A half-billion-euro verdict marks a turning point in Europe’s legal battle over data, media, and Big Tech power.
It is a figure that demands attention: 551 million euros. In a digital ecosystem often dominated by Big Tech, a group representing over 80 Spanish media outlets has struck a significant blow against the status quo.
The Asociación de Medios de Información (AMI) successfully argued that Meta, the parent company of Facebook and Instagram, engaged in unfair competition by ignoring data protection regulations. This Meta media lawsuit is not just a local legal dispute. It is a precedent that challenges the economic foundations of the modern internet.
For years, the relationship between publishers and social platforms has been uneasy. This ruling validates a long-held suspicion among content creators. It suggests that the playing field was never level to begin with.
The Core Mechanism: Why the Court Ruled Against Meta
To understand this ruling, we must look at the engine of the internet economy: advertising. Advertising relies on data. The more you know about a user, the more valuable the ad slot becomes.
The Spanish media association argued that between May 2018 and July 2023, Meta systematically violated European General Data Protection Regulations (GDPR). The allegation was simple yet profound. Meta was harvesting user data to create hyper-targeted advertising profiles without obtaining valid consent.
Think of this like a marathon where one runner is allowed to take a shortcut while everyone else must run the full distance. Traditional media outlets were complying with strict privacy laws, asking for consent and limiting their data usage.
Meta, according to the claim, bypassed these rules. This allowed them to offer advertisers a “super-powered” product that law-abiding media companies could not legally replicate. The court essentially ruled that Meta’s competitive advantage was built on regulatory noncompliance.
Beyond the Fine: Investigative Insight
This case differs from previous regulatory fines. Usually, when a tech giant breaks privacy laws, a government agency levies a fine, the company pays it, and business continues. This situation is different because it is a civil lawsuit for damages.
The AMI treated the violation as an act of unfair competition. They argued that by ignoring the rules, Meta siphoned advertising revenue that should have gone to the media outlets that actually created the content keeping users engaged.
There are three critical layers to this development:
- The Valuation of Data: The court accepted the premise that personal data has a tangible price tag. By using it illegally, Meta did not just annoy regulators; it caused direct financial harm to competitors.
- The Domino Effect: This Meta media lawsuit provides a blueprint for other organizations. If Spanish media can prove damages, publishers in France, Germany, and the United States might launch similar collective actions.
- The Business Model Crisis: Meta has already moved to a “Pay or Consent” model in Europe to try and align with regulations. However, this ruling looks backward at past behaviors. It suggests that the massive profits generated during the early years of GDPR enforcement might be subject to clawbacks.
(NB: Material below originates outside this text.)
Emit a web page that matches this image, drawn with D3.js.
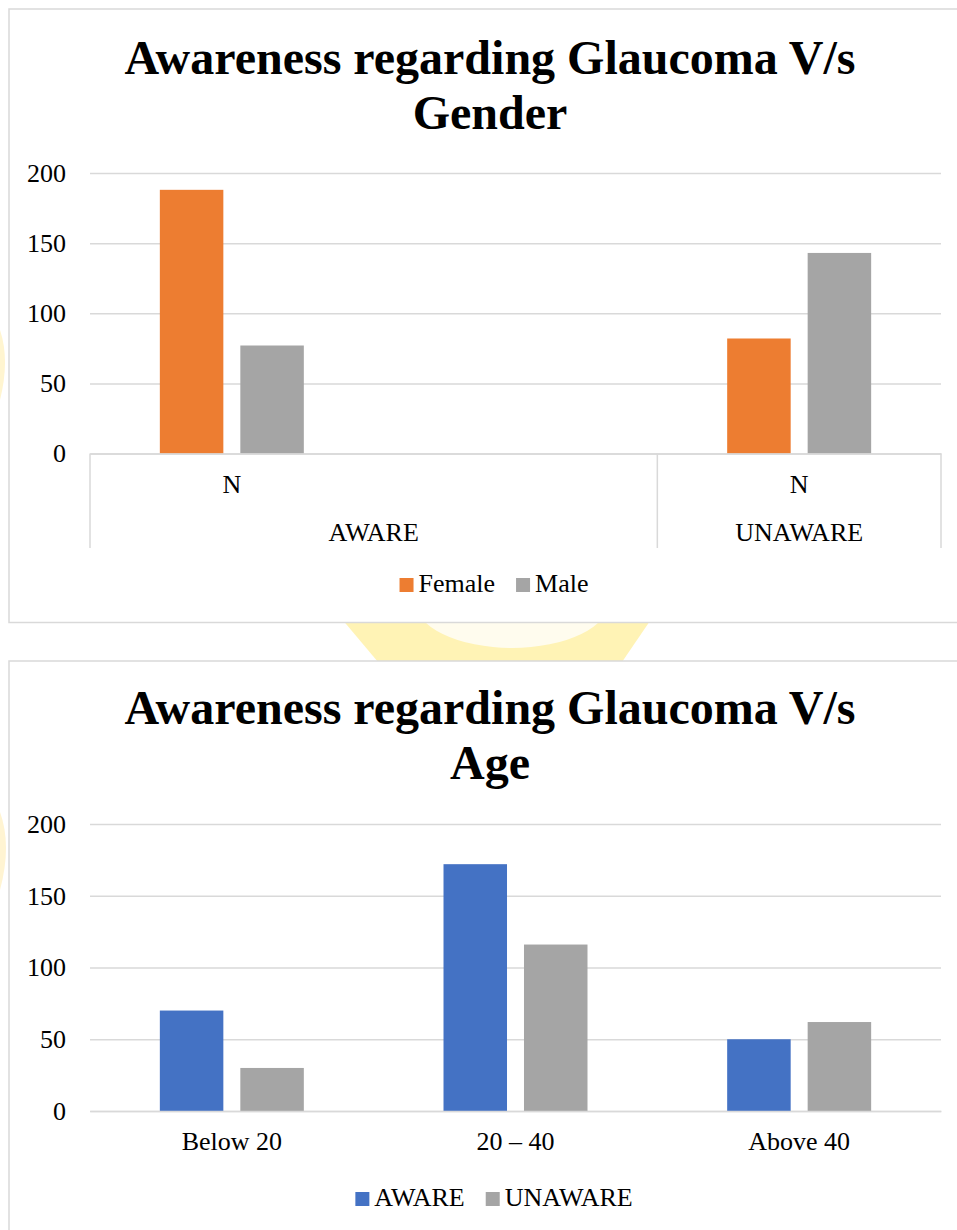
<!DOCTYPE html>
<html>
<head>
<meta charset="utf-8">
<script src="https://cdn.jsdelivr.net/npm/d3@7"></script>
<style>
  html, body { margin: 0; padding: 0; background: #ffffff; }
  svg { display: block; }
  text { font-family: "Liberation Serif", "Times New Roman", serif; fill: #000; }
</style>
</head>
<body>
<svg id="page" width="957" height="1230"></svg>
<script>
// ---- data ----
const yTicks = [0, 50, 100, 150, 200];

// Gender chart: two-level category axis (sub label / group)
const genderSubLabels = ["N", "", "N"];
const genderGroupLabels = ["AWARE", "AWARE", "UNAWARE"];
const genderSeries = ["Female", "Male"];
const femaleCounts = [188, null, 82];
const maleCounts = [77, null, 143];

// Age chart
const ageCategories = ["Below 20", "20 \u2013 40", "Above 40"];
const ageSeries = ["AWARE", "UNAWARE"];
const awareCounts = [70, 172, 50];
const unawareCounts = [30, 116, 62];

// ---- styling ----
const FONT = 26;
const GRID = "#d9d9d9";
const colours = { Female: "#ED7D31", Male: "#A5A5A5", AWARE: "#4472C4", UNAWARE: "#A5A5A5" };

const svg = d3.select("#page");

// faint background logo peeking out around the chart frames
const wm = svg.append("g");
wm.append("path")
  .attr("d", "M341,618 L652,618 L622,662 L378,662 Z")
  .attr("fill", "#fff3b5");
wm.append("ellipse")
  .attr("cx", 512).attr("cy", 600).attr("rx", 98).attr("ry", 48)
  .attr("fill", "#fffcee");
wm.append("path")
  .attr("d", "M0,330 Q10,360 0,400 Z")
  .attr("fill", "#fff5d0");
wm.append("path")
  .attr("d", "M0,812 Q12,845 0,890 Z")
  .attr("fill", "#fff4d2");

function drawFrame(y0, h) {
  svg.append("rect")
    .attr("x", 9).attr("y", y0).attr("width", 952).attr("height", h)
    .attr("fill", "#ffffff").attr("stroke", GRID).attr("stroke-width", 1.5);
}

function drawTitle(lines, baseline) {
  const t = svg.append("text")
    .attr("text-anchor", "middle")
    .attr("font-size", 48).attr("font-weight", "bold");
  lines.forEach((s, i) => {
    t.append("tspan").attr("x", 490).attr("y", baseline + i * 55).text(s);
  });
}

function drawLegend(series, cy) {
  const g = svg.append("g");
  let x = 0;
  series.forEach((name, i) => {
    const item = g.append("g").attr("transform", `translate(${x},0)`);
    item.append("rect").attr("x", 0).attr("y", cy - 14).attr("width", 14).attr("height", 14)
      .attr("fill", colours[name]);
    const t = item.append("text").attr("x", 19).attr("y", cy).attr("font-size", FONT).text(name);
    x += 19 + t.node().getComputedTextLength() + 21;
  });
  const total = x - 21;
  g.attr("transform", `translate(${494 - total / 2},0)`);
}

function drawBars(cfg) {
  const { left, right, top, bottom, categories, series, values } = cfg;
  const x0 = d3.scaleBand().domain(categories).range([left, right])
    .paddingInner(0.4924).paddingOuter(0.2462);
  const x1 = d3.scaleBand().domain(series).range([0, x0.bandwidth()]).paddingInner(0.211);
  const y = d3.scaleLinear().domain([0, 200]).range([bottom, top]);

  // value axis with gridlines
  const ax = svg.append("g").attr("transform", `translate(${left},0)`)
    .call(d3.axisLeft(y).tickValues(yTicks).tickSize(-(right - left)).tickPadding(24));
  ax.select(".domain").remove();
  ax.selectAll(".tick line").attr("stroke", GRID).attr("stroke-width", 1.5);
  ax.selectAll(".tick text").attr("font-size", FONT).attr("font-family", "Liberation Serif").attr("fill", "#000");

  const rows = categories.map((c, i) => ({ c, vals: series.map((s, k) => ({ s, v: values[k][i] })) }));
  svg.append("g").selectAll("g").data(rows).join("g")
    .attr("transform", d => `translate(${x0(d.c)},0)`)
    .selectAll("rect").data(d => d.vals.filter(e => e.v != null)).join("rect")
      .attr("x", d => x1(d.s))
      .attr("width", x1.bandwidth())
      .attr("y", d => y(d.v))
      .attr("height", d => y(0) - y(d.v))
      .attr("fill", d => colours[d.s]);
  return { x0, y };
}

// ---------- chart 1: gender ----------
drawFrame(9, 613.5);
drawTitle(["Awareness regarding Glaucoma V/s", "Gender"], 74);
{
  const cats = [0, 1, 2];
  const { x0, y } = drawBars({
    left: 90, right: 941, top: 173, bottom: 453.5,
    categories: cats, series: genderSeries, values: [femaleCounts, maleCounts]
  });
  const axisY = y(0);
  const step = x0.step();
  const start = 90;

  // first level labels
  const xa = svg.append("g").attr("transform", `translate(0,${axisY})`)
    .call(d3.axisBottom(x0).tickSize(0).tickFormat(i => genderSubLabels[i]));
  xa.select(".domain").attr("stroke", GRID).attr("stroke-width", 1.5);
  xa.selectAll(".tick text").attr("font-size", FONT).attr("font-family", "Liberation Serif")
    .attr("fill", "#000").attr("y", 0).attr("dy", 0)
    .attr("transform", `translate(0,${493 - axisY})`);

  // second level: group spans with dividers
  const groups = [];
  genderGroupLabels.forEach((g, i) => {
    const last = groups[groups.length - 1];
    if (last && last.name === g) last.end = i; else groups.push({ name: g, start: i, end: i });
  });
  const bounds = [start].concat(groups.map(g => start + (g.end + 1) * step));
  svg.append("g").selectAll("line").data(bounds).join("line")
    .attr("x1", d => d).attr("x2", d => d)
    .attr("y1", axisY).attr("y2", 548)
    .attr("stroke", GRID).attr("stroke-width", 1.5);
  svg.append("g").selectAll("text").data(groups).join("text")
    .attr("x", g => start + (g.start + g.end + 1) * step / 2)
    .attr("y", 541)
    .attr("text-anchor", "middle").attr("font-size", FONT)
    .text(g => g.name);

  drawLegend(genderSeries, 592);
}

// ---------- chart 2: age ----------
drawFrame(661, 600);
drawTitle(["Awareness regarding Glaucoma V/s", "Age"], 724);
{
  const { x0, y } = drawBars({
    left: 90, right: 941, top: 824, bottom: 1111,
    categories: ageCategories, series: ageSeries, values: [awareCounts, unawareCounts]
  });
  const axisY = y(0);
  const xa = svg.append("g").attr("transform", `translate(0,${axisY})`)
    .call(d3.axisBottom(x0).tickSize(0));
  xa.select(".domain").attr("stroke", GRID).attr("stroke-width", 1.5);
  xa.selectAll(".tick text").attr("font-size", FONT).attr("font-family", "Liberation Serif")
    .attr("fill", "#000").attr("y", 0).attr("dy", 0)
    .attr("transform", `translate(0,${1150 - axisY})`);

  drawLegend(ageSeries, 1206);
}
</script>
</body>
</html>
Expert Clarity: What This Means for the Industry
From a technical and strategic perspective, this ruling attacks the concept of “systematic noncompliance” as a growth strategy. For a long time, the tech industry operated under the assumption that it was better to ask for forgiveness than permission. The speed of innovation often outpaced the speed of regulation.
This verdict signals a reversal. Courts are now capable of analyzing complex ad-tech ecosystems. They can determine exactly how much revenue was generated through specific, non-compliant data practices.
The lawsuit highlights a vital distinction for the future of tech. There is a difference between innovation and regulatory arbitrage. Innovation is building a better engine. Regulatory arbitrage is ignoring speed limits to get there faster. The Spanish media sector successfully argued that Meta was doing the latter.
A New Precedent
The Meta media lawsuit concludes with a sobering realization for Silicon Valley. Privacy compliance is no longer just a box to check to avoid government fines. It is now a competitive liability.
If a company builds a product on data it does not legally own, it opens itself up to massive restitution claims from every competitor in the market.
For the user, this is a moment of clarity. It reveals that the “free” services we use have costs that ripple through the economy, affecting the newspapers we read and the information we consume.
We are moving toward an internet where the rules of the road apply to everyone, regardless of their size.